# jetspeed2



## rambozola (23. Dez 2007)

hi leute,

ich beabsichtige nebenberuflich eine flirtseite im internet zu entwickeln.

nun habe ich mich gefragt welche technologien dafür geeignet seien.

was haltet ihr davon das ganze mit apache jetspeed2 (also als portal) und jsp aufzuziehen?


----------



## DP (23. Dez 2007)

kannste machen, sollte keine probleme bereiten


----------



## rambozola (23. Dez 2007)

danke DP für deine antwort.

wie siehtn das ganze performancetechnisch aus falls nicht nur 20 user sich gleichzeitig im portal bewegen?


----------



## DP (3. Jan 2008)

hmmm... gute frage. mit dem jetspeed 1 habe ich keine probleme. js2 liegt noch in der schublade..
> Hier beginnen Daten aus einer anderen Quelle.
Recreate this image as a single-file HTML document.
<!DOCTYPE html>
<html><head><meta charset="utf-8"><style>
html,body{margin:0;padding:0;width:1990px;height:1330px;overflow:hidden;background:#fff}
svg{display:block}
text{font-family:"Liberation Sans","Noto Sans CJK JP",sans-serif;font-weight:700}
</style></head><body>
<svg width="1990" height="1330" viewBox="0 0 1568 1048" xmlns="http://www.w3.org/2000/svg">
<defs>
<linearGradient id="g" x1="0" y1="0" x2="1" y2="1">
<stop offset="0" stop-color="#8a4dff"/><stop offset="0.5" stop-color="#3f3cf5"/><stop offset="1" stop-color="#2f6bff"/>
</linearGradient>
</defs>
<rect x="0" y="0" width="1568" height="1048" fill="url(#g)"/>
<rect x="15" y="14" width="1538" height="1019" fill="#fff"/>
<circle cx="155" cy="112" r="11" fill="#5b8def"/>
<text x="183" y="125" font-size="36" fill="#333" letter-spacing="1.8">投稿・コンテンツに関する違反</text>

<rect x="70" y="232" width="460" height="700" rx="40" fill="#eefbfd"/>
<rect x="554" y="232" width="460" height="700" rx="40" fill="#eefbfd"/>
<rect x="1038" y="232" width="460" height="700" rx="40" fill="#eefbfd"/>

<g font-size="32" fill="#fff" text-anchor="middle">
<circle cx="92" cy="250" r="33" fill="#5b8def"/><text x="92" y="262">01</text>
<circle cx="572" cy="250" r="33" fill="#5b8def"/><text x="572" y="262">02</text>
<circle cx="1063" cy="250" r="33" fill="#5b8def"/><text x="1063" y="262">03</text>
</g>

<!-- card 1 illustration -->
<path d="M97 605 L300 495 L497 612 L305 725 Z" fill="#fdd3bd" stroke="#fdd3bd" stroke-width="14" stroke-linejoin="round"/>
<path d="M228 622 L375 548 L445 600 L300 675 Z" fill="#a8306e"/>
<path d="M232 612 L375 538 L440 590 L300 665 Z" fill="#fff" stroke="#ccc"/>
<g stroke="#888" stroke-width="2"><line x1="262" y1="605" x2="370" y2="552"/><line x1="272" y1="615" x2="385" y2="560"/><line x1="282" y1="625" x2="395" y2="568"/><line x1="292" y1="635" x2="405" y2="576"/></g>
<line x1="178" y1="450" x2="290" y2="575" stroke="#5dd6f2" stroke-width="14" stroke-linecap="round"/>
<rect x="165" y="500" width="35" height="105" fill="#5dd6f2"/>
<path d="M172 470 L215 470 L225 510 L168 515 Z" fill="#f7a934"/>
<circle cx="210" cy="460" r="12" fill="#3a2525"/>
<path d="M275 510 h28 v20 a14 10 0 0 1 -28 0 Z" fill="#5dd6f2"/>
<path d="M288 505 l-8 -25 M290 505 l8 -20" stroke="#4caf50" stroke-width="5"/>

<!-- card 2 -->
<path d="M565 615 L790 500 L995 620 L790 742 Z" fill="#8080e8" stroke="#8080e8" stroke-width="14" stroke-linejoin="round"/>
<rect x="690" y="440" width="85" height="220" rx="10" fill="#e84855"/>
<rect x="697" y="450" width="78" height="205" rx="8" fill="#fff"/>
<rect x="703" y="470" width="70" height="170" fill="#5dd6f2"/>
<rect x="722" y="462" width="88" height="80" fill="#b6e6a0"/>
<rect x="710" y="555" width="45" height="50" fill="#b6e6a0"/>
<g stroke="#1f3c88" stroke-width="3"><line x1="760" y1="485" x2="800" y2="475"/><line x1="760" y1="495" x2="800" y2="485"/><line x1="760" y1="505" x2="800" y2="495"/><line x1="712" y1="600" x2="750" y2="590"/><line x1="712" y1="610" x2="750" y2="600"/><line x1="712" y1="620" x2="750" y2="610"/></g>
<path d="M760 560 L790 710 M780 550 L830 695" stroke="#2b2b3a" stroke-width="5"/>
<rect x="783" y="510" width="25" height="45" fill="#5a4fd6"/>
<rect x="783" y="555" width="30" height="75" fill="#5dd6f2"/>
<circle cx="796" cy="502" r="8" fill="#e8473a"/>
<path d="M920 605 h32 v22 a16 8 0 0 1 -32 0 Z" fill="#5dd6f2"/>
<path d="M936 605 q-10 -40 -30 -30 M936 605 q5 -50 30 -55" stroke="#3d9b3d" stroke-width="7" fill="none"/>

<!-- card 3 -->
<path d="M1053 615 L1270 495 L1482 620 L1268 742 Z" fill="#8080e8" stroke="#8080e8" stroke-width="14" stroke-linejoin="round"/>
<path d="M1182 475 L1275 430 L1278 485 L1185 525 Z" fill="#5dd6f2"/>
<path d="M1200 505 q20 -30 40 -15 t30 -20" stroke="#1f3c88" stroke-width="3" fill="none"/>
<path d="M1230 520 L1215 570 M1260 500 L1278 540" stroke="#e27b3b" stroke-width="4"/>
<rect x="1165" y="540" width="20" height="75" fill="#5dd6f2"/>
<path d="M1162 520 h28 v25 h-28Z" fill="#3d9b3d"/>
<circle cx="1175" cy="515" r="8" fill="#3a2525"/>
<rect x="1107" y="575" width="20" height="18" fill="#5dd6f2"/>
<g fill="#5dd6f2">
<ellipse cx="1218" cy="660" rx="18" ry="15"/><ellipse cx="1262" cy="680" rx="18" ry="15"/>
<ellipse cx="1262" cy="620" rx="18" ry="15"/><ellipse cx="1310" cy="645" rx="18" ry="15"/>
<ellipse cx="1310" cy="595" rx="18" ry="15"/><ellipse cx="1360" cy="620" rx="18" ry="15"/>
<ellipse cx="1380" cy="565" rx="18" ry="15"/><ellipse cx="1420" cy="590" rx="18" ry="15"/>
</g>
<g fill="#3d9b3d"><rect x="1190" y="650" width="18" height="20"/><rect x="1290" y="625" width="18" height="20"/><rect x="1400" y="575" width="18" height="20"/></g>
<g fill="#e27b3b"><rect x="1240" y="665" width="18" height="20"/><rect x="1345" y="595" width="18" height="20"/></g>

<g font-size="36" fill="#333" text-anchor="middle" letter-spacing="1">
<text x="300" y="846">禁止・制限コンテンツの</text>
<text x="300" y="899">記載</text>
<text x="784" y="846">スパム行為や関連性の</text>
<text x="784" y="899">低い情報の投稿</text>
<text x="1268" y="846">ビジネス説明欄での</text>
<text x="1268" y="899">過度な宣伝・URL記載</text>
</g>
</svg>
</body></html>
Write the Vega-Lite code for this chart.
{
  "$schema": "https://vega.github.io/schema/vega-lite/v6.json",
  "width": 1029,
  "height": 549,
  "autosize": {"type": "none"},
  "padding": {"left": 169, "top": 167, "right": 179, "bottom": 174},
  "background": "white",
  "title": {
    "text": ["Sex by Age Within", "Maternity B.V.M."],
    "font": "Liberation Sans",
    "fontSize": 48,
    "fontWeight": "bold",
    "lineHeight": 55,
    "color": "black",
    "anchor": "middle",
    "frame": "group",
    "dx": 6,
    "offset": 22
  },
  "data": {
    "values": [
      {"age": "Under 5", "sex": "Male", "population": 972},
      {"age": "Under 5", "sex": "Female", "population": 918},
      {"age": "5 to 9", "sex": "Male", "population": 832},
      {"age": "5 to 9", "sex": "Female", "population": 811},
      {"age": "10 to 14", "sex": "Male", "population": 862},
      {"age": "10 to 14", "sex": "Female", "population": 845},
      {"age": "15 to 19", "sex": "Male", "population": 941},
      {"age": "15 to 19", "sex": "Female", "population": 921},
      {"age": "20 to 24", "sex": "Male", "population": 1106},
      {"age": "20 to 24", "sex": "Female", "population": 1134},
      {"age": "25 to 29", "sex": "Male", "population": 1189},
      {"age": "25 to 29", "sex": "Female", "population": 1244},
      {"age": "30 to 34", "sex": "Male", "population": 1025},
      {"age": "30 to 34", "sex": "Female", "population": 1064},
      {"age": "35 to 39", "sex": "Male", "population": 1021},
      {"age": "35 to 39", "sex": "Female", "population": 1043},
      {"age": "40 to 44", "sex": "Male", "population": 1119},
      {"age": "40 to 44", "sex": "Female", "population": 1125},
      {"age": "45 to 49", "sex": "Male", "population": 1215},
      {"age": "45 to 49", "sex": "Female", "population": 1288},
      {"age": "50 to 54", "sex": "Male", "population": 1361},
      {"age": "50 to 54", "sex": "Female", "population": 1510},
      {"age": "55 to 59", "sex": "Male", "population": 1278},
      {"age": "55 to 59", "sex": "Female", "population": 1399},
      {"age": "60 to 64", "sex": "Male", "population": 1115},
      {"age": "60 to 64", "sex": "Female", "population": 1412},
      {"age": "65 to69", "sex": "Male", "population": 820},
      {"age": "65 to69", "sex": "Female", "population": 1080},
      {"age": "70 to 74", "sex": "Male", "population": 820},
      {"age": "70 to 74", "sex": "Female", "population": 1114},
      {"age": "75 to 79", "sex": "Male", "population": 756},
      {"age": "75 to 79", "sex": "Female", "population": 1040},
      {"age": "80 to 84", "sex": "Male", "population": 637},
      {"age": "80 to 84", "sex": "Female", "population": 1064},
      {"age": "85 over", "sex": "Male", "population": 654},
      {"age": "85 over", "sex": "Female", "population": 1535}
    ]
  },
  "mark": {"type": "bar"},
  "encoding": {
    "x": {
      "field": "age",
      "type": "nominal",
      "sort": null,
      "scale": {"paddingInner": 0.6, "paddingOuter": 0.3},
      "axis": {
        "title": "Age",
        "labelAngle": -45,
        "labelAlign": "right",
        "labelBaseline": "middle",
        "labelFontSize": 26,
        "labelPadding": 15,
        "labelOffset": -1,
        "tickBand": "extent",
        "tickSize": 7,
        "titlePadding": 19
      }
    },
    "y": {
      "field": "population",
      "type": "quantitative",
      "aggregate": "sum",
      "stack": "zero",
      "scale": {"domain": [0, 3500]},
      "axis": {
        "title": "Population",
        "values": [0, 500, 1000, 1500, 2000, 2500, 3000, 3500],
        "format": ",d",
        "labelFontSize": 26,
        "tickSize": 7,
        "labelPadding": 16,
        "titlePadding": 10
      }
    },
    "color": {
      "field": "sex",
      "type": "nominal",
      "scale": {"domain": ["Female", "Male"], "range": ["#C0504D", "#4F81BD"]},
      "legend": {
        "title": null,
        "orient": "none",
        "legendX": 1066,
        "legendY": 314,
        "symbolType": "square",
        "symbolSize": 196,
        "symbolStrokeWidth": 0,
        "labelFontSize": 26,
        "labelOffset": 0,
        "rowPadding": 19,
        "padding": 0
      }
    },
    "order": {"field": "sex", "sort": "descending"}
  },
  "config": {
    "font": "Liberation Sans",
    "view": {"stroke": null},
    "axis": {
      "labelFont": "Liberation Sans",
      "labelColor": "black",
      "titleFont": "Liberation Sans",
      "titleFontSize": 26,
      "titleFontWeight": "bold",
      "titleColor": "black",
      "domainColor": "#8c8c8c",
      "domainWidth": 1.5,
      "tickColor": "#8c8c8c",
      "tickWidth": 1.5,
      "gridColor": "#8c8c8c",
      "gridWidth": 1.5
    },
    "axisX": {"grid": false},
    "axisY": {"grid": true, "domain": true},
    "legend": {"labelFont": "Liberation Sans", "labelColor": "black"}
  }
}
der hier kam heute nacht rein:



> Hi all!
> 
> As far as I know, main purpose of Jetspeed is to be a core of intranet portals. But on jetspeed sites and in different forums no one says that Jetspeed is useful for internet sites.
> 
> ...



subscribe halt mal in userlist und frag mal nach....


----------



## rambozola (4. Jan 2008)

danke DP,

ich muss gestehen das ich berichte gelesen habe in denen jetspeed 2 als noch nicht so ausgereift beschrieben wurde.

das liferay portal was auch open source ist ist aber gut weggekommen und ich werde mir das mal anschauen....allerdings  ärger ich mich noch mit meinem vserver herum und das verzögert sich noch alles....


----------